# Source records

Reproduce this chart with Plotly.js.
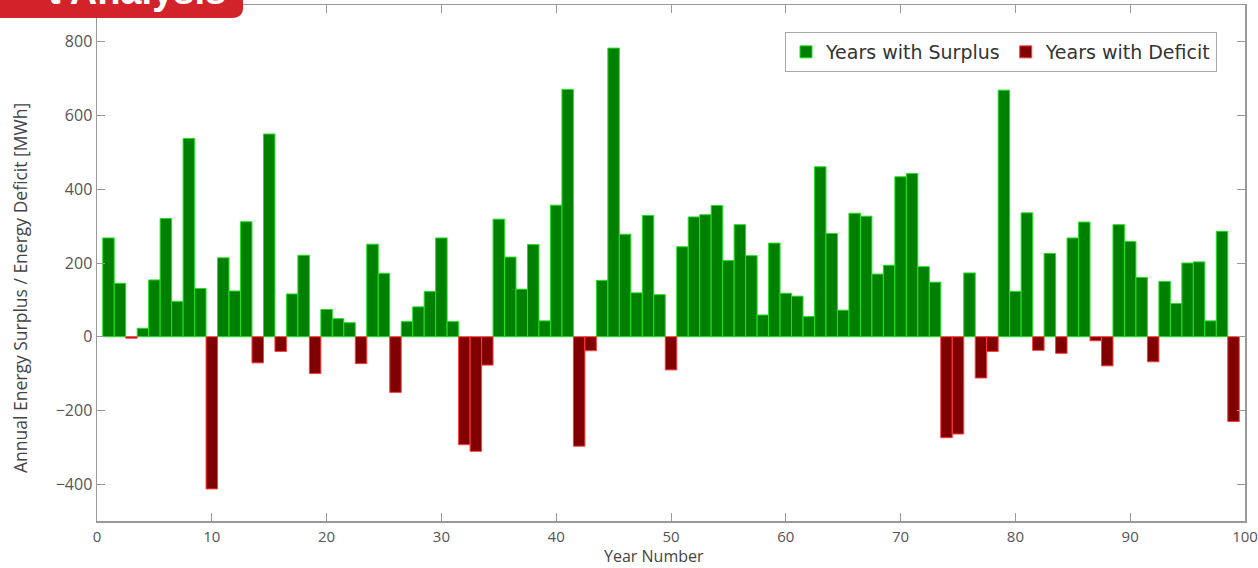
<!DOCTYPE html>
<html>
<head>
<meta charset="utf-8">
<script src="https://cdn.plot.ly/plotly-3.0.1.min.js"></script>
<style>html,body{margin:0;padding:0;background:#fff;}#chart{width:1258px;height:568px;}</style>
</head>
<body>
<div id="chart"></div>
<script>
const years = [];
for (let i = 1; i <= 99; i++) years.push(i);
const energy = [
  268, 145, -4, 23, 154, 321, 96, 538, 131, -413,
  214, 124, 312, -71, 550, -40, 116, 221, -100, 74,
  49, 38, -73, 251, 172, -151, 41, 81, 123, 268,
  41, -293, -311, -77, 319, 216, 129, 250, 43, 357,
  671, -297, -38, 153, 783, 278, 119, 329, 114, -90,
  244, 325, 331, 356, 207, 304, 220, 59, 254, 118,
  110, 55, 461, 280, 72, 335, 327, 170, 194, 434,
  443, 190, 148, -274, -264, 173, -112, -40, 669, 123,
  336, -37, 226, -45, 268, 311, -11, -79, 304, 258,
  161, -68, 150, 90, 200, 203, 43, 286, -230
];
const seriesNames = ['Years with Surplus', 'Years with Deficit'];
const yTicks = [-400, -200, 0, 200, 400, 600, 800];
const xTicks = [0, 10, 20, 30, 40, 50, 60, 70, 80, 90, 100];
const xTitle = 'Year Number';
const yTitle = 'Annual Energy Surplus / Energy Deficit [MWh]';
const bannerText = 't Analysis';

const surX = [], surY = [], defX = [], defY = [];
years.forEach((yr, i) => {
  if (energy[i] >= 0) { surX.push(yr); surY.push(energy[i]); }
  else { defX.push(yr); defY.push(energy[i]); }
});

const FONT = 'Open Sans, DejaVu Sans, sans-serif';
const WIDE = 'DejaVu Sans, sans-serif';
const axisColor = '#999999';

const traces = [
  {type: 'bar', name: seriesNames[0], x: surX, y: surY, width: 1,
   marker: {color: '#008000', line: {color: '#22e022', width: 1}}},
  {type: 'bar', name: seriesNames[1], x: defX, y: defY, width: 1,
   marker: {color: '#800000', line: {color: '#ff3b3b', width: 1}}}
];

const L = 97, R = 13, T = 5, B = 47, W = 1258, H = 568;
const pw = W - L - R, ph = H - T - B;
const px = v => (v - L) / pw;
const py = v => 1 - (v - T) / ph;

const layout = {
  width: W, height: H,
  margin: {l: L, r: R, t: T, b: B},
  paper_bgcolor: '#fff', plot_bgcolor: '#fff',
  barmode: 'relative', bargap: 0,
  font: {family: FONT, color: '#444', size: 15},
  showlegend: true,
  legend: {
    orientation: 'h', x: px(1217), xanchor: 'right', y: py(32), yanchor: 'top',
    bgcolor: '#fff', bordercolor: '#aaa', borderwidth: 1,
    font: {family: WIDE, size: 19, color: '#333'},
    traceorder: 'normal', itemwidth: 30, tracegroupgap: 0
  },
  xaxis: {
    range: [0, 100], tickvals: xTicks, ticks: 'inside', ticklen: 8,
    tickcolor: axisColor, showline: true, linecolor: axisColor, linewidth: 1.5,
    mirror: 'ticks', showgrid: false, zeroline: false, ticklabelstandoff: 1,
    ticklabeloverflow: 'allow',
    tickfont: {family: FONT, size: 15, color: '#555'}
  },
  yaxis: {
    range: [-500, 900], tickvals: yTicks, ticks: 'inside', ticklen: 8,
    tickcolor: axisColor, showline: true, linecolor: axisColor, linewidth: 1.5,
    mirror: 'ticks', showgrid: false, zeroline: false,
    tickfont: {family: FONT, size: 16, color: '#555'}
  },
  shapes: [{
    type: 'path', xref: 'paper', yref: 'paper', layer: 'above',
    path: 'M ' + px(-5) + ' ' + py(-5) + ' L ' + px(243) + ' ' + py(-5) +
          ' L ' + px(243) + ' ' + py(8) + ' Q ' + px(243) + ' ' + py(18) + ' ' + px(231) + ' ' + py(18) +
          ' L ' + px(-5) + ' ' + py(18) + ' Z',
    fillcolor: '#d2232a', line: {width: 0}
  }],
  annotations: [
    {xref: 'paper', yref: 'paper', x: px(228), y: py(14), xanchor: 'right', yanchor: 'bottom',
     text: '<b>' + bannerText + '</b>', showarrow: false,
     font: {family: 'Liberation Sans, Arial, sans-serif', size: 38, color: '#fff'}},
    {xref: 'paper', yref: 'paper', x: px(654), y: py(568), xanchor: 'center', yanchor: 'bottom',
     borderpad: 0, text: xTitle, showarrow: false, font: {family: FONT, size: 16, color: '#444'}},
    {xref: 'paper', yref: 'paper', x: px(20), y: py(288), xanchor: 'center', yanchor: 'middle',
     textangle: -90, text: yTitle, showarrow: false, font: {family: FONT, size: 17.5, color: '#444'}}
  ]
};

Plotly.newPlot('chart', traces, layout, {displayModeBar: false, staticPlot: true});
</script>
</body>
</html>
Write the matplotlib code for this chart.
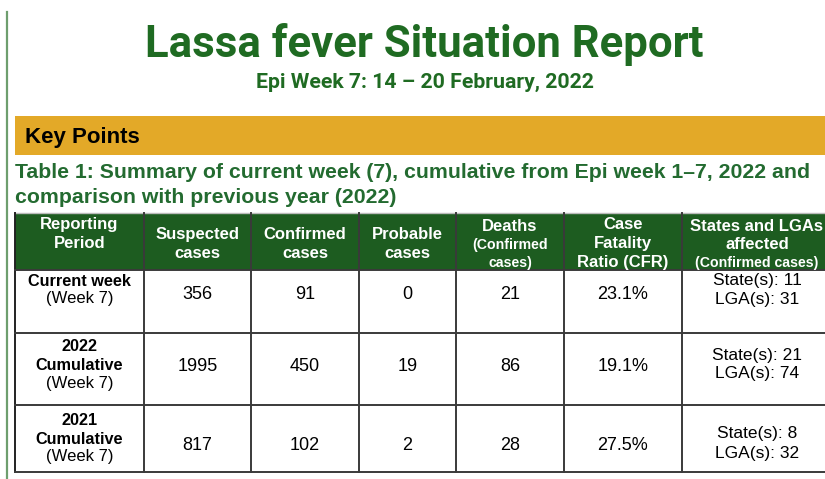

# WORK TO COMPLETE
Starting with the first line of the data above and ending with the line containing "const bannerText = 't Analysis';", please restate every line exactly, leaving images out.

# FINISHED EXERCISE
Reproduce this chart with Plotly.js.
<!DOCTYPE html>
<html>
<head>
<meta charset="utf-8">
<script src="https://cdn.plot.ly/plotly-3.0.1.min.js"></script>
<style>html,body{margin:0;padding:0;background:#fff;}#chart{width:1258px;height:568px;}</style>
</head>
<body>
<div id="chart"></div>
<script>
const years = [];
for (let i = 1; i <= 99; i++) years.push(i);
const energy = [
  268, 145, -4, 23, 154, 321, 96, 538, 131, -413,
  214, 124, 312, -71, 550, -40, 116, 221, -100, 74,
  49, 38, -73, 251, 172, -151, 41, 81, 123, 268,
  41, -293, -311, -77, 319, 216, 129, 250, 43, 357,
  671, -297, -38, 153, 783, 278, 119, 329, 114, -90,
  244, 325, 331, 356, 207, 304, 220, 59, 254, 118,
  110, 55, 461, 280, 72, 335, 327, 170, 194, 434,
  443, 190, 148, -274, -264, 173, -112, -40, 669, 123,
  336, -37, 226, -45, 268, 311, -11, -79, 304, 258,
  161, -68, 150, 90, 200, 203, 43, 286, -230
];
const seriesNames = ['Years with Surplus', 'Years with Deficit'];
const yTicks = [-400, -200, 0, 200, 400, 600, 800];
const xTicks = [0, 10, 20, 30, 40, 50, 60, 70, 80, 90, 100];
const xTitle = 'Year Number';
const yTitle = 'Annual Energy Surplus / Energy Deficit [MWh]';
const bannerText = 't Analysis';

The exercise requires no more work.